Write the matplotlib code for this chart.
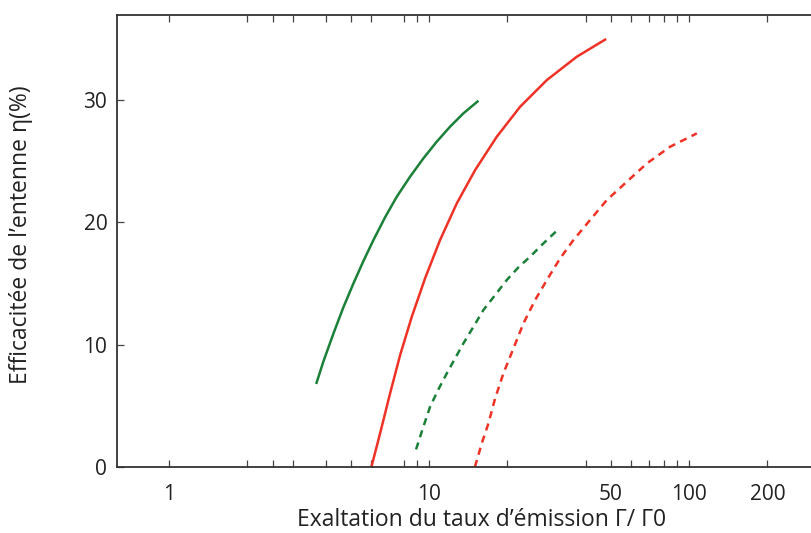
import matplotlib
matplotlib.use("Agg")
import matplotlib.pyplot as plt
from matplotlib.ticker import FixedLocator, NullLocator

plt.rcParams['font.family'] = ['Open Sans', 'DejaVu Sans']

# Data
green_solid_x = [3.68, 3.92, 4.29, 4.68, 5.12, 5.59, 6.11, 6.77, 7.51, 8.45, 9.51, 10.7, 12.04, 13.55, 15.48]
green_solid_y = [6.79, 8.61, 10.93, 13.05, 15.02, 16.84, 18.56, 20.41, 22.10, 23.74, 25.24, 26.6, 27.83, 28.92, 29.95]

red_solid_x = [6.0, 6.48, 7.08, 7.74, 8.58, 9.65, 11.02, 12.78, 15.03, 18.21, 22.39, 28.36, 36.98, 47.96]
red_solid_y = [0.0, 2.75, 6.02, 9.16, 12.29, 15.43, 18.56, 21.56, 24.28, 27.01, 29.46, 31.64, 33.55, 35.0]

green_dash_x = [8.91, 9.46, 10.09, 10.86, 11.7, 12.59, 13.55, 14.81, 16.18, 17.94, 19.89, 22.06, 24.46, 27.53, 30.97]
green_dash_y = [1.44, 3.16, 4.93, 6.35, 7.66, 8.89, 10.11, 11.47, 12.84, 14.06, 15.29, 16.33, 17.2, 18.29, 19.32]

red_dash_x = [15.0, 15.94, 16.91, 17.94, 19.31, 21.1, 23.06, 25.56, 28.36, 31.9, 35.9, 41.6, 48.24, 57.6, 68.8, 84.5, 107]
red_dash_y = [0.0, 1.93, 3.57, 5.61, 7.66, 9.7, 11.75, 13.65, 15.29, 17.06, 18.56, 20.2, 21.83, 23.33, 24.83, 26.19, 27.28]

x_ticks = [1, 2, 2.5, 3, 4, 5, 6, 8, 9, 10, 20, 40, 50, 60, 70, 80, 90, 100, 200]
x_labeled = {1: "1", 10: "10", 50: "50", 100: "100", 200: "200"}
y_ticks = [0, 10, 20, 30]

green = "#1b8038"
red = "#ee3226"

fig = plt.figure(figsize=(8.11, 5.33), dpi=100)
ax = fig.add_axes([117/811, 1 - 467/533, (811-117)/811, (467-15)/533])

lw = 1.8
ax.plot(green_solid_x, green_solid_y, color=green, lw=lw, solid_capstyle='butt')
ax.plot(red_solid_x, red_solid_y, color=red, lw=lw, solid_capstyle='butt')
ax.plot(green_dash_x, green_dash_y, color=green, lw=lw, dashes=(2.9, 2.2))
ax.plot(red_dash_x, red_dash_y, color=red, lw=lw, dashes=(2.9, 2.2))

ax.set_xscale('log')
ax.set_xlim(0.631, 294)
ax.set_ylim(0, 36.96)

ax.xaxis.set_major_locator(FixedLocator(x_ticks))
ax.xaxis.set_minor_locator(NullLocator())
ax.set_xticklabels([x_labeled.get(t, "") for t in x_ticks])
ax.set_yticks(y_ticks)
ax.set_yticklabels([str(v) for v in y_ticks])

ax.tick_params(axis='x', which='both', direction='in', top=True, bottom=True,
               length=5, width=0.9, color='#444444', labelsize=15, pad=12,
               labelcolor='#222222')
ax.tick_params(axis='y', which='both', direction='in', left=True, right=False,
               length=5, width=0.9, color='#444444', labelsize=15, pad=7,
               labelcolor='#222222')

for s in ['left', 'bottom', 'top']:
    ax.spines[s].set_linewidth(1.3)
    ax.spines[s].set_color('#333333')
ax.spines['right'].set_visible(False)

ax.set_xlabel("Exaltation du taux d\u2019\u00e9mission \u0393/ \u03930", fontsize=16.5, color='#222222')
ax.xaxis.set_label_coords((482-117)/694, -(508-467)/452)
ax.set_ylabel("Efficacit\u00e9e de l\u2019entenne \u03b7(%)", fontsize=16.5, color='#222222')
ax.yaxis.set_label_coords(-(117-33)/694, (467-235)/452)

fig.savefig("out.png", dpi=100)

WHAT TO WORK ON: The data should be printed again unchanged; leave its pictures out.

ANSWER BELOW:
Write the matplotlib code for this chart.
import matplotlib
matplotlib.use("Agg")
import matplotlib.pyplot as plt
from matplotlib.ticker import FixedLocator, NullLocator

plt.rcParams['font.family'] = ['Open Sans', 'DejaVu Sans']

# Data
green_solid_x = [3.68, 3.92, 4.29, 4.68, 5.12, 5.59, 6.11, 6.77, 7.51, 8.45, 9.51, 10.7, 12.04, 13.55, 15.48]
green_solid_y = [6.79, 8.61, 10.93, 13.05, 15.02, 16.84, 18.56, 20.41, 22.10, 23.74, 25.24, 26.6, 27.83, 28.92, 29.95]

red_solid_x = [6.0, 6.48, 7.08, 7.74, 8.58, 9.65, 11.02, 12.78, 15.03, 18.21, 22.39, 28.36, 36.98, 47.96]
red_solid_y = [0.0, 2.75, 6.02, 9.16, 12.29, 15.43, 18.56, 21.56, 24.28, 27.01, 29.46, 31.64, 33.55, 35.0]

green_dash_x = [8.91, 9.46, 10.09, 10.86, 11.7, 12.59, 13.55, 14.81, 16.18, 17.94, 19.89, 22.06, 24.46, 27.53, 30.97]
green_dash_y = [1.44, 3.16, 4.93, 6.35, 7.66, 8.89, 10.11, 11.47, 12.84, 14.06, 15.29, 16.33, 17.2, 18.29, 19.32]

red_dash_x = [15.0, 15.94, 16.91, 17.94, 19.31, 21.1, 23.06, 25.56, 28.36, 31.9, 35.9, 41.6, 48.24, 57.6, 68.8, 84.5, 107]
red_dash_y = [0.0, 1.93, 3.57, 5.61, 7.66, 9.7, 11.75, 13.65, 15.29, 17.06, 18.56, 20.2, 21.83, 23.33, 24.83, 26.19, 27.28]

x_ticks = [1, 2, 2.5, 3, 4, 5, 6, 8, 9, 10, 20, 40, 50, 60, 70, 80, 90, 100, 200]
x_labeled = {1: "1", 10: "10", 50: "50", 100: "100", 200: "200"}
y_ticks = [0, 10, 20, 30]

green = "#1b8038"
red = "#ee3226"

fig = plt.figure(figsize=(8.11, 5.33), dpi=100)
ax = fig.add_axes([117/811, 1 - 467/533, (811-117)/811, (467-15)/533])

lw = 1.8
ax.plot(green_solid_x, green_solid_y, color=green, lw=lw, solid_capstyle='butt')
ax.plot(red_solid_x, red_solid_y, color=red, lw=lw, solid_capstyle='butt')
ax.plot(green_dash_x, green_dash_y, color=green, lw=lw, dashes=(2.9, 2.2))
ax.plot(red_dash_x, red_dash_y, color=red, lw=lw, dashes=(2.9, 2.2))

ax.set_xscale('log')
ax.set_xlim(0.631, 294)
ax.set_ylim(0, 36.96)

ax.xaxis.set_major_locator(FixedLocator(x_ticks))
ax.xaxis.set_minor_locator(NullLocator())
ax.set_xticklabels([x_labeled.get(t, "") for t in x_ticks])
ax.set_yticks(y_ticks)
ax.set_yticklabels([str(v) for v in y_ticks])

ax.tick_params(axis='x', which='both', direction='in', top=True, bottom=True,
               length=5, width=0.9, color='#444444', labelsize=15, pad=12,
               labelcolor='#222222')
ax.tick_params(axis='y', which='both', direction='in', left=True, right=False,
               length=5, width=0.9, color='#444444', labelsize=15, pad=7,
               labelcolor='#222222')

for s in ['left', 'bottom', 'top']:
    ax.spines[s].set_linewidth(1.3)
    ax.spines[s].set_color('#333333')
ax.spines['right'].set_visible(False)

ax.set_xlabel("Exaltation du taux d\u2019\u00e9mission \u0393/ \u03930", fontsize=16.5, color='#222222')
ax.xaxis.set_label_coords((482-117)/694, -(508-467)/452)
ax.set_ylabel("Efficacit\u00e9e de l\u2019entenne \u03b7(%)", fontsize=16.5, color='#222222')
ax.yaxis.set_label_coords(-(117-33)/694, (467-235)/452)

fig.savefig("out.png", dpi=100)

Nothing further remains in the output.